What are the Best Boats for a Beginner Whitewater Kayaker?

The decision to learn the sport of kayaking is a very exciting road filled with risk, reward, happiness and adventure. However, this road is filled with many turns, the first of which is the decision of the type of kayak to buy. In this post we will outline basic considerations for a new paddlers first boat.

1) New or Used?

  • At Love Boat we encourage all new paddlers to buy used boats. Why? Simply because new boats can be expensive (upwards of $1200!). We believe that it takes time to truly understand what you want in a boat, so we suggest finding a used boat that fits comfortably, isn’t cracked, and is under $400 (because of resale value). If you decide you hate kayaking, you can always get your money back on a used boat. Selling a new boat, however, can be a bit more difficult.


2) Creek boat, river runner or play boat?

  • This is one of the more difficult questions due to our first suggestion, but it is very possible to find all three types of boats under this $400 price range, so let’s look at all three:

  • Creek Boat:

    • Pros: Lots of volume which can mean more buoyancy and added stability. Comfort is a big plus on creekers and you shouldn’t have a problem spending long days in the boat. Bonus: these stay upright with more ease than other boats! A definite plus for beginners learning the basics.

    • Cons: Creekers are big boats which for beginners can make it tough to handle. When you swim it is definitely more difficult catching your boat, getting to shore, and draining a large creeker, so you should always have float bags. We like the Watershed Futa for overnighters, or maybe some blown-up, empty wine bags :)

  • River Runners:

    • Pros: Boats like the Dagger RPM, Liquid Logic’s Braap, Dagger’s Axiom, and the new Pyranha Ripper are all good at building a solid skill-base for moving on the water; i.e catching eddies and ferries. Most of these boats will have enough volume without a ton of boat to maneuver.

    • Cons: When you look at most of these boats you find they have squashed tails which can make them a bit squirrely on the stern. For some ,this slim stern can make the boat tough to paddle and more susceptible to water’s undercurrents and hole action. Additionally, it can be hard to find these boats if you are tall (6’5+).

  • Play Boats:

    • Pros: Learning to paddle with a play boat will sure up your roll. Living in Missoula, the majority of people learn and practice their playboating skills at Brennnan’s wave. Folks that practice surfing will naturally flip over a lot, meaning lots of roll practice. You will also develop a few different types of rolls with a better understanding of body movement.

    • Cons: Sometimes play boats can be a little unruly when learning and paddling down-river. The things that make play boats so fun on waves can have you spinning and bracing through rapids.

large volume creek boat

large volume creek boat

play boat

play boat

river runner, notice the squashed stern

river runner, notice the squashed stern

3) Things to look at when buying your first boat

  • When you go to buy your first boat, you want to look for a few things:

    • First, look inside the boat to examine the outfitting to answer a few questions: Are all the pieces there? (Ie, Ratchet straps, bulkhead with screw or string if Jackson kayak.) What does the seat look like? Is it torn, does it have padding, is it even there?
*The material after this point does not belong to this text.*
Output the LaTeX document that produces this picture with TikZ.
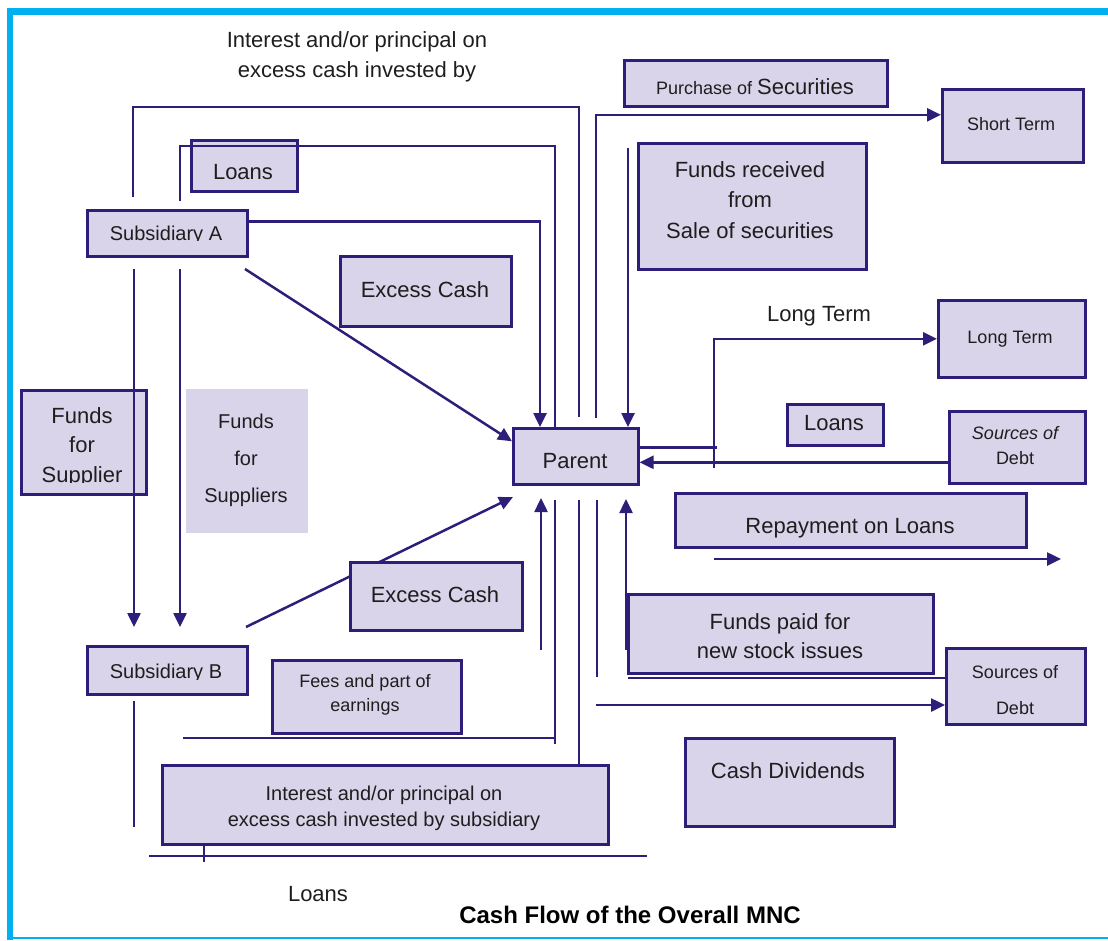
\documentclass[tikz,border=0pt]{standalone}
\usepackage{fontspec}
\setmainfont{Liberation Sans}
\usetikzlibrary{arrows.meta}
\definecolor{ln}{RGB}{46,30,122}
\definecolor{fl}{RGB}{217,212,233}
\definecolor{cy}{RGB}{0,176,240}
\definecolor{tx}{RGB}{30,30,30}
\pgfdeclarelayer{bg}
\pgfsetlayers{bg,main}
\newcommand\bx[6][box]{\node[#1, minimum width={#5-#3}, minimum height={#6-#4}] (#2) at (#3,#4) {};}
\begin{document}
\begin{tikzpicture}[x=1pt,y=-1pt,
  box/.style={draw=ln, fill=fl, line width=2.6pt, inner sep=0pt, anchor=north west},
  plain/.style={fill=fl, inner sep=0pt, anchor=north west},
  conn/.style={draw=ln, line width=2.5pt},
  arr/.style={conn, -{Triangle[length=14pt,width=13pt]}},
  t22/.style={font=\fontsize{22}{30}\selectfont, text=tx, inner sep=0pt, align=center},
  t20/.style={font=\fontsize{20}{26}\selectfont, text=tx, inner sep=0pt, align=center},
  t18/.style={font=\fontsize{18}{24}\selectfont, text=tx, inner sep=0pt, align=center}]
\useasboundingbox (0,0) rectangle (1108,940);
% frame
\fill[cy] (7,8) rectangle (1108,15);
\fill[cy] (7,8) rectangle (13,940);
\fill[cy] (13,936.5) rectangle (1108,939);

% boxes
\bx{loansA}{190}{139}{296}{190}
\bx{subA}{86}{209}{246}{255}
\bx{exc1}{339}{255}{510}{325}
\bx{ffs}{20}{389}{145}{493}
\bx[plain]{ffs2}{186}{389}{308}{533}
\bx{par}{512}{427}{637}{483}
\bx{exc2}{349}{561}{521}{629}
\bx{subB}{86}{645}{246}{693}
\bx{fees}{271}{659}{460}{732}
\bx{intb}{161}{764}{607}{843}
\bx{purch}{623}{59}{886}{105}
\bx{st}{941}{88}{1082}{161}
\bx{frs}{637}{142}{865}{268}
\bx{ltb}{937}{299}{1084}{376}
\bx{loansB}{786}{403}{882}{444}
\bx{sod1}{948}{410}{1084}{482}
\bx{rep}{674}{492}{1025}{546}
\bx{fp}{627}{593}{932}{672}
\bx{sod2}{945}{647}{1084}{723}
\bx{cd}{684}{737}{893}{825}

% texts
\node[t22] (ttop) at (357,57) {Interest and/or principal on\\excess cash invested by};
\begin{scope}
\clip (190,139) rectangle (296,180);
\node[t22, anchor=base] (tloansA) at (243,179) {Loans};
\end{scope}
\begin{scope}
\clip (86,209) rectangle (246,240.5);
\node[t20, anchor=base] (tsubA) at (166,240) {Subsidiary A};
\end{scope}
\node[t22, anchor=base] (texc1) at (425,297) {Excess Cash};
\begin{scope}
\clip (20,389) rectangle (145,482);
\node[t22, font=\fontsize{22}{29.5}\selectfont] (tffs) at (82,447) {Funds\\for\\Supplier};
\end{scope}
\node[t20, font=\fontsize{20}{37}\selectfont] (tffs2) at (246,460) {Funds\\for\\Suppliers};
\node[t22, anchor=base] (tpar) at (575,468) {Parent};
\node[t22, anchor=base] (texc2) at (435,602) {Excess Cash};
\begin{scope}
\clip (86,645) rectangle (246,679);
\node[t20, anchor=base] (tsubB) at (166,678) {Subsidiary B};
\end{scope}
\node[t18] (tfees) at (365,695) {Fees and part of\\earnings};
\node[t20] (tintb) at (384,808) {Interest and/or principal on\\excess cash invested by subsidiary};
\node[anchor=base, inner sep=0pt, text=tx] (tpurch) at (755,94) {{\fontsize{18}{22}\selectfont Purchase of }{\fontsize{22}{26}\selectfont Securities}};
\node[t18, anchor=base] (tst) at (1011,130) {Short Term};
\node[t22, font=\fontsize{22}{30.5}\selectfont] (tfrs) at (750,200) {Funds received\\from\\Sale of securities};
\node[t22, anchor=base] (tlt) at (819,321) {Long Term};
\node[t18, anchor=base] (tltb) at (1010,343) {Long Term};
\node[t22, anchor=base] (tloansB) at (834,430) {Loans};
\node[t18, font=\fontsize{18}{25}\selectfont] (tsod1) at (1015,446) {\itshape Sources of\\Debt};
\node[t22, anchor=base] (trep) at (850,533) {Repayment on Loans};
\node[t22, font=\fontsize{22}{29}\selectfont] (tfp) at (780,636) {Funds paid for\\new stock issues};
\node[t18, font=\fontsize{18}{36}\selectfont] (tsod2) at (1015,690) {Sources of\\Debt};
\node[t22, anchor=base] (tcd) at (788,778) {Cash Dividends};
\node[t22, anchor=base] (tloansC) at (318,901) {Loans};
\node[anchor=base, inner sep=0pt, text=black, font=\fontsize{24}{28}\selectfont\bfseries] (title) at (630,923) {Cash Flow of the Overall MNC};

% connectors
\coordinate (a1s) at (133,197); \coordinate (a1c) at (579,107); \coordinate (a1e) at (579,417);
\draw[conn] (a1s) |- (a1c) -- (a1e);
\coordinate (a2s) at (180,201); \coordinate (a2c) at (555,146);
\draw[conn] (a2s) |- (a2c) -- (a2c |- par.north);
\draw[arr] ([yshift=12pt]subA.east) -| ([xshift=28pt]par.north west);
\coordinate (a4s) at (245,269);
\draw[arr] (a4s) -- ([yshift=15pt]par.west);
\coordinate (a5s) at (246,627); \coordinate (a5e) at (513,497);
\begin{pgfonlayer}{bg}
\draw[arr] (a5s) -- (a5e);
\end{pgfonlayer}
\coordinate (a6s) at (134,269); \coordinate (a6e) at (134,627);
\draw[arr] (a6s) -- (a6e);
\coordinate (a7s) at (180,269); \coordinate (a7e) at (180,627);
\draw[arr] (a7s) -- (a7e);
\coordinate (a8s) at (134,701); \coordinate (a8e) at (134,827);
\draw[conn] (a8s) -- (a8e);
\coordinate (b1) at (183,738); \coordinate (b2) at (555,738); \coordinate (b3) at (555,500); \coordinate (b4) at (555,744);
\draw[conn] (b3) -- (b4);
\draw[conn] (b1) -- (b2);
\coordinate (a9s) at (579,500);
\draw[conn] (a9s) -- (a9s |- intb.north);
\coordinate (a10s) at (541,650); \coordinate (a10e) at (541,498);
\draw[arr] (a10s) -- (a10e);
\coordinate (a11s) at (597,500); \coordinate (a11e) at (597,677);
\draw[conn] (a11s) -- (a11e);
\coordinate (a12s) at (626,650); \coordinate (a12e) at (626,499);
\draw[arr] (a12s) -- (a12e);
\coordinate (a13) at (628,678);
\draw[conn] (a13) -- (a13 -| sod2.west);
\coordinate (a14) at (596,705);
\draw[arr] (a14) -- (a14 -| sod2.west);
\coordinate (a15s) at (149,856); \coordinate (a15e) at (647,856);
\draw[conn] (a15s) -- (a15e);
\coordinate (a16) at (204,862);
\draw[conn] (a16 |- intb.south) -- (a16);
\coordinate (a17) at (596,418);
\draw[arr] (a17) |- ([yshift=11pt]st.west);
\coordinate (a18) at (628,148);
\draw[arr] (a18) -- (a18 |- par.north);
\draw[conn] ([yshift=9pt]par.east) -- ++(77,0);
\coordinate (a19) at (714,468);
\draw[arr] (a19) |- (ltb.west);
\coordinate (a20) at ([yshift=-15pt]sod1.west);
\draw[arr] (a20) -- (a20 -| par.east);
\coordinate (a21s) at (714,559); \coordinate (a21e) at (1061,559);
\draw[arr] (a21s) -- (a21e);
\end{tikzpicture}
\end{document}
    • Second, check out the top of the boat at the bow to stern (front and back). Look for cracks or welds on the bow. Make sure that all grab loops are there and secure. Does it have a drain plug? Silly, but they are nice (also easy to replace).

  • Lastly, flip it over and look underneath. You are again looking for cracks and oil canning which is a large dent typically under the seat. Scratches are superficial.

cracked play boat

cracked play boat


In the end, all this information is useless. Your first boat doesn’t matter! You can learn to roll a barrel and people take all sorts of crafts down river. What really matters is that you get out and paddle! None of these boats are going to make you a better paddler. In reality, what’s going to make you better is getting on the river and having FUN. Everyone gets caught up volume, length, this and that. Just buy something that fits okay and isn’t completely destroyed. Kayaking isn’t rocket science, so don’t make it so difficult. If you aren’t feeling sure about your skills, we got you! Love Boat offers courses for beginner and intermediate paddlers, so we will help you to hone the skills necessary to get out and enjoy yourself. Once you get the basics down, then you can start to think beyond learning and towards FUNcionality. Now, go find you a boat!